Cinq années plus tard, Baker se rappela avoir rangé un tube hermétiquement clos contenant de l’anhydride azotique car il en avait alors justement besoin pour quelque expérience. Le procédé qu’utilisent habituellement les chimistes pour purifier un liquide est la distillation. Pour séparer l’anhydride azotique du pentoxyde de phosphore, Baker versa le liquide dans un alambic et se mit à le chauffer.

…Ce jour-là, les passants de Slough lane purent voir un homme d’un certain âge sortir de l’institut en discutant avec animation avec lui-même, le visage empreint de la plus profonde perplexité.

Baker avait certes toutes les raisons d’être étonné ! Pour commencer tout se déroula normalement : le matras contenant l’anhydride et le récipient destiné à recueillir le distillât furent placés dans de la glace. Puis Baker attendit que l’anhydride fût porté à ébullition sous l’action de la température ambiante. Dix minutes se passèrent, puis vingt, mais la distillation ne se produisait pas. Tout en parlant à son collaborateur, Baker jeta machinalement un coup d’œil sur le thermomètre immergé dans le liquide et s’arrêta au milieu d’une phrase. Le thermomètre indiquait 20°, c’est-à-dire exactement la température ambiante. D’après tous les ouvrages existants, l’anhydride azotique aurait dû bouillir depuis longtemps, or le liquide n’avait pas changé d’aspect. Haussant les épaules en réponse à la muette interrogation de son assistant, Baker commença à chauffer le matras avec précaution. Rien n’y fit : le liquide bleu ne bougeait toujours pas.

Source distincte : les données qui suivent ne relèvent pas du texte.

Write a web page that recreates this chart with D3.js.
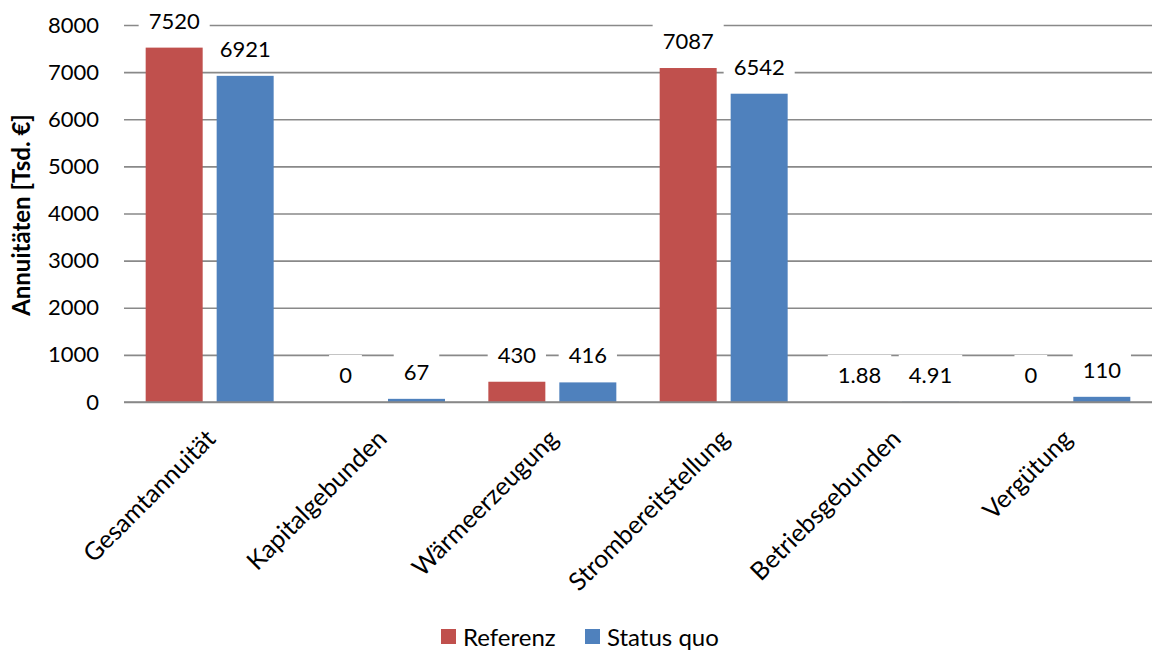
<!DOCTYPE html>
<html><head><meta charset="utf-8">
<script src="https://cdn.jsdelivr.net/npm/d3@7"></script>
<style>
body{margin:0;background:#fff;}
text{font-family:Lato, "Open Sans", sans-serif;fill:#000;}
</style></head>
<body><svg id="c" width="1158" height="653"></svg>
<script>
const categories = ["Gesamtannuität","Kapitalgebunden","Wärmeerzeugung","Strombereitstellung","Betriebsgebunden","Vergütung"];
const seriesNames = ["Referenz","Status quo"];
const referenz = [7520, 0, 430, 7087, 1.88, 0];
const statusQuo = [6921, 67, 416, 6542, 4.91, 110];
const labelsRef = ["7520","0","430","7087","1.88","0"];
const labelsSQ = ["6921","67","416","6542","4.91","110"];
const yTicks = [0,1000,2000,3000,4000,5000,6000,7000,8000];
const colors = ["#C0504D","#4F81BD"];

const svg = d3.select("#c");
const mLeft = 124, mRight = 1152, mTop = 25, mBottom = 402;
const y = d3.scaleLinear().domain([0,8000]).range([mBottom, mTop]);
const x0 = d3.scaleBand().domain(categories).range([mLeft,mRight]).paddingInner(0.253).paddingOuter(0.1265);
const x1 = d3.scaleBand().domain(seriesNames).range([0, x0.bandwidth()]).paddingInner(0.197).paddingOuter(0);

// gridlines
const gy = d3.axisLeft(y).tickValues(yTicks).tickSize(-(mRight-mLeft)).tickFormat(d3.format("d"));
const ga = svg.append("g").attr("transform",`translate(${mLeft},0)`).call(gy);
ga.select(".domain").remove();
ga.selectAll(".tick line").attr("stroke","#898989").attr("stroke-width",1.6);
ga.selectAll(".tick text").attr("x",-25).attr("font-size","22px").attr("fill","#000");

// y title
svg.append("text").attr("transform",`translate(30,215) rotate(-90)`)
  .attr("text-anchor","middle").attr("font-size","24px").attr("font-weight","bold").text("Annuitäten [Tsd. €]");

const rows = categories.map((c,i)=>({c, vals:[{s:seriesNames[0],v:referenz[i],l:labelsRef[i]},{s:seriesNames[1],v:statusQuo[i],l:labelsSQ[i]}]}));

const g = svg.append("g");
const grp = g.selectAll("g.grp").data(rows).join("g").attr("class","grp").attr("transform",d=>`translate(${x0(d.c)},0)`);
grp.selectAll("rect.bar").data(d=>d.vals).join("rect").attr("class","bar")
  .attr("x",d=>x1(d.s)).attr("width",x1.bandwidth())
  .attr("y",d=>y(d.v)).attr("height",d=>mBottom-y(d.v))
  .attr("fill",(d,i)=>colors[i]);

// baseline
svg.append("line").attr("x1",mLeft).attr("x2",mRight).attr("y1",mBottom).attr("y2",mBottom).attr("stroke","#898989").attr("stroke-width",1.6);

// data labels
const lg = grp.selectAll("g.lab").data(d=>d.vals).join("g").attr("class","lab")
  .attr("transform",d=>`translate(${x1(d.s)+x1.bandwidth()/2},${y(d.v)-27})`);
lg.append("rect").attr("fill","#fff");
lg.append("text").attr("text-anchor","middle").attr("dy","0.36em").attr("font-size","22px").text(d=>d.l);
lg.each(function(){
  const t = d3.select(this).select("text").node();
  const w = t.getComputedTextLength();
  d3.select(this).select("rect").attr("x",-w/2-10).attr("width",w+20).attr("y",-20).attr("height",40);
});

// x labels
svg.selectAll("text.xl").data(categories).join("text").attr("class","xl")
  .attr("transform",d=>`translate(${x0(d)+x0.bandwidth()/2-5},${mBottom+26}) rotate(-45)`)
  .attr("text-anchor","end").attr("dy","0.7em").attr("font-size","25px").text(d=>d);

// legend
const leg = svg.append("g");
const items = [{n:"Referenz",c:colors[0],x:441},{n:"Status quo",c:colors[1],x:585}];
const li = leg.selectAll("g").data(items).join("g").attr("transform",d=>`translate(${d.x},629)`);
li.append("rect").attr("width",15).attr("height",15).attr("fill",d=>d.c);
li.append("text").attr("x",22).attr("y",8).attr("dy","0.36em").attr("font-size","24px").text(d=>d.n);
</script></body></html>
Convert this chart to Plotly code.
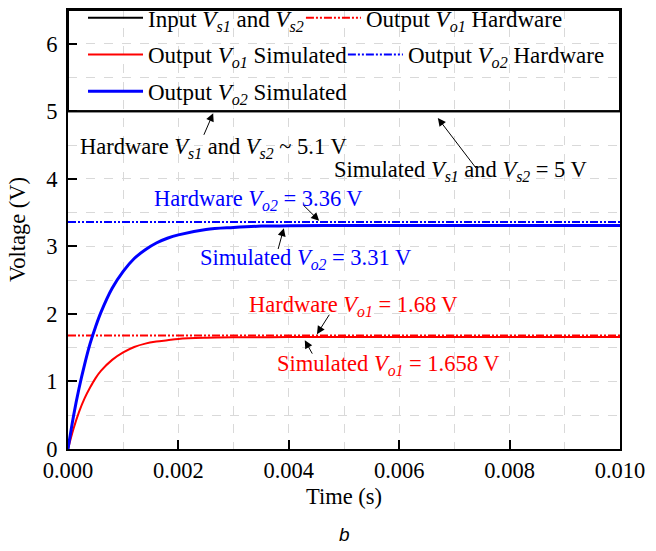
import plotly.graph_objects as go

# Sampled transient response of the two outputs (time in s, voltage in V)
time_s = [0, 0.0001, 0.0002, 0.0003, 0.0004, 0.0005, 0.0006, 0.0008, 0.001,
          0.0012, 0.0014, 0.0016, 0.0018, 0.002, 0.0025, 0.003, 0.0035,
          0.004, 0.005, 0.006, 0.008, 0.010]
vo2_sim = [0, 0.49, 0.90, 1.25, 1.56, 1.81, 2.03, 2.38, 2.63, 2.82, 2.95,
           3.05, 3.12, 3.17, 3.25, 3.28, 3.30, 3.304, 3.309, 3.31, 3.31, 3.31]
vo1_sim = [0, 0.30, 0.55, 0.75, 0.91, 1.05, 1.16, 1.32, 1.43, 1.51, 1.56,
           1.59, 1.61, 1.63, 1.647, 1.654, 1.656, 1.657, 1.658, 1.658, 1.658, 1.658]

# Steady levels
t_span = [0, 0.010]
vs_sim = 5.0
vo1_hw = 1.68
vo2_hw = 3.36

SERIF = "Liberation Serif, Times New Roman, serif"
DASHDOTDOT = "8px,2px,2px,2px,2px,2px"
FS = 22.5

fig = go.Figure()
fig.add_trace(go.Scatter(
    x=t_span, y=[vs_sim, vs_sim], mode="lines", legend="legend",
    line=dict(color="black", width=2),
    name="Input <i>V</i><sub><i>s1</i></sub> and <i>V</i><sub><i>s2</i></sub>"))
fig.add_trace(go.Scatter(
    x=t_span, y=[vo1_hw, vo1_hw], mode="lines", legend="legend2",
    line=dict(color="#ff0000", width=2, dash=DASHDOTDOT),
    name="Output <i>V</i><sub><i>o1</i></sub> Hardware"))
fig.add_trace(go.Scatter(
    x=time_s, y=vo1_sim, mode="lines", line_shape="spline", legend="legend3",
    line=dict(color="#ff0000", width=2),
    name="Output <i>V</i><sub><i>o1</i></sub> Simulated"))
fig.add_trace(go.Scatter(
    x=t_span, y=[vo2_hw, vo2_hw], mode="lines", legend="legend4",
    line=dict(color="#0000ff", width=2, dash=DASHDOTDOT),
    name="Output <i>V</i><sub><i>o2</i></sub> Hardware"))
fig.add_trace(go.Scatter(
    x=time_s, y=vo2_sim, mode="lines", line_shape="spline", legend="legend5",
    line=dict(color="#0000ff", width=3),
    name="Output <i>V</i><sub><i>o2</i></sub> Simulated"))

# Text labels
labels = [
    ("Hardware <i>V</i><sub><i>s1</i></sub> and <i>V</i><sub><i>s2</i></sub> ~ 5.1 V", 0.000181, 4.45, "black"),
    ("Simulated <i>V</i><sub><i>s1</i></sub> and <i>V</i><sub><i>s2</i></sub> = 5 V", 0.00478, 4.115, "black"),
    ("Hardware <i>V</i><sub><i>o2</i></sub> = 3.36 V", 0.00152, 3.69, "#0000ff"),
    ("Simulated <i>V</i><sub><i>o2</i></sub> = 3.31 V", 0.00236, 2.82, "#0000ff"),
    ("Hardware <i>V</i><sub><i>o1</i></sub> = 1.68 V", 0.00324, 2.11, "#ff0000"),
    ("Simulated <i>V</i><sub><i>o1</i></sub> = 1.658 V", 0.00375, 1.25, "#ff0000"),
]
for txt, x, y, col in labels:
    fig.add_annotation(x=x, y=y, xref="x", yref="y", text=txt, showarrow=False,
                       xanchor="left", yanchor="middle",
                       font=dict(family=SERIF, size=FS, color=col))

# Pointer arrows: (head_x, head_y, tail_x, tail_y)
arrows = [
    (0.00263, 4.97, 0.00245, 4.63),
    (0.00670, 4.90, 0.00741, 4.14),
    (0.00455, 3.38, 0.00424, 3.63),
    (0.00391, 3.27, 0.00380, 2.94),
    (0.00451, 1.70, 0.00475, 2.01),
    (0.00429, 1.61, 0.00444, 1.39),
]
for hx, hy, tx, ty in arrows:
    fig.add_annotation(x=hx, y=hy, ax=tx, ay=ty, xref="x", yref="y",
                       axref="x", ayref="y", text="", showarrow=True,
                       arrowhead=2, arrowsize=1.6, arrowwidth=1,
                       arrowcolor="black", standoff=0, startstandoff=0)

# Panel letter
fig.add_annotation(x=0.5, y=-0.195, xref="paper", yref="paper", text="<i>b</i>",
                   showarrow=False, yanchor="middle",
                   font=dict(family="Liberation Sans, Arial, sans-serif", size=19,
                             color="black"))

# Frame around the key block
fig.add_shape(type="rect", xref="paper", yref="y", x0=0, x1=1, y0=5.0, y1=6.5,
              line=dict(color="black", width=2), fillcolor="rgba(0,0,0,0)",
              layer="above")

grid = dict(gridcolor="#d9d9d9", griddash="dash", gridwidth=1)

fig.update_xaxes(
    range=[0, 0.010], dtick=0.002, tickformat=".3f",
    showline=True, linecolor="black", linewidth=2, mirror=True,
    ticks="inside", ticklen=9, tickwidth=2, tickcolor="black",
    showgrid=True, **grid, zeroline=False,
    minor=dict(dtick=0.001, showgrid=True, ticks="", **grid),
    tickfont=dict(family=SERIF, size=FS, color="black"),
    title=dict(text="Time (s)", font=dict(family=SERIF, size=FS, color="black"),
               standoff=6),
)
fig.update_yaxes(
    range=[0, 6.5], dtick=1,
    showline=True, linecolor="black", linewidth=2, mirror=True,
    ticks="inside", ticklen=9, tickwidth=2, tickcolor="black",
    showgrid=True, **grid, zeroline=False,
    minor=dict(dtick=0.5, showgrid=True, ticks="", **grid),
    tickfont=dict(family=SERIF, size=FS, color="black"),
    title=dict(text="Voltage (V)", font=dict(family=SERIF, size=FS, color="black"),
               standoff=14),
    ticklabelstandoff=4,
)

# One key block per entry, laid out in three rows
key_common = dict(orientation="h", xanchor="left", yanchor="middle",
                  bgcolor="rgba(0,0,0,0)", borderwidth=0,
                  font=dict(family=SERIF, size=23, color="black"),
                  itemwidth=55)
row_y = [0.982, 0.8985, 0.815]
fig.update_layout(
    width=656, height=551,
    margin=dict(l=68, r=36, t=10, b=102, autoexpand=False),
    paper_bgcolor="white", plot_bgcolor="white",
    showlegend=True,
    legend=dict(x=0.0272, y=row_y[0], **key_common),
    legend2=dict(x=0.422, y=row_y[0], **key_common),
    legend3=dict(x=0.0272, y=row_y[1], **key_common),
    legend4=dict(x=0.498, y=row_y[1], **key_common),
    legend5=dict(x=0.0272, y=row_y[2], **key_common),
)

fig.write_html("out.html")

30°… 35°… 40°… La distillation ne commença qu’à 43°. En dépit de tous les manuels, l’anhydride azotique se mettait à bouillir à une température de 40° supérieure à la normale.

« Je me suis peut-être trompé de substance », pensa Baker. Il en fit donc l’analyse sur-le-champ et dut se rendre à l’évidence : c’était bien de l’anhydride azotique absolument pur, 100% pur ! On procéda de nouveau à la distillation : 43°. C’était invraisemblable !

A la table voisine, l’assistant, dont le regard revenait constamment au mystérieux matras, préparait fiévreusement de l’anhydride azotique à partir d’acide azotique. Par son aspect, le liquide bleu bientôt obtenu ne se distinguait en rien de celui que contenait le matras voisin. Quelle en serait la température d’ébullition ? Le thermomètre indiquait 3°,5. C’était exact. On effectua de nouveau la distillation du premier liquide : 43°.

Baker pria son assistant de fermer hermétiquement les récipients contenant les deux liquides, s’habilla et sortit. Il ne pouvait plus rester dans son laboratoire face à cette inquiétante énigme.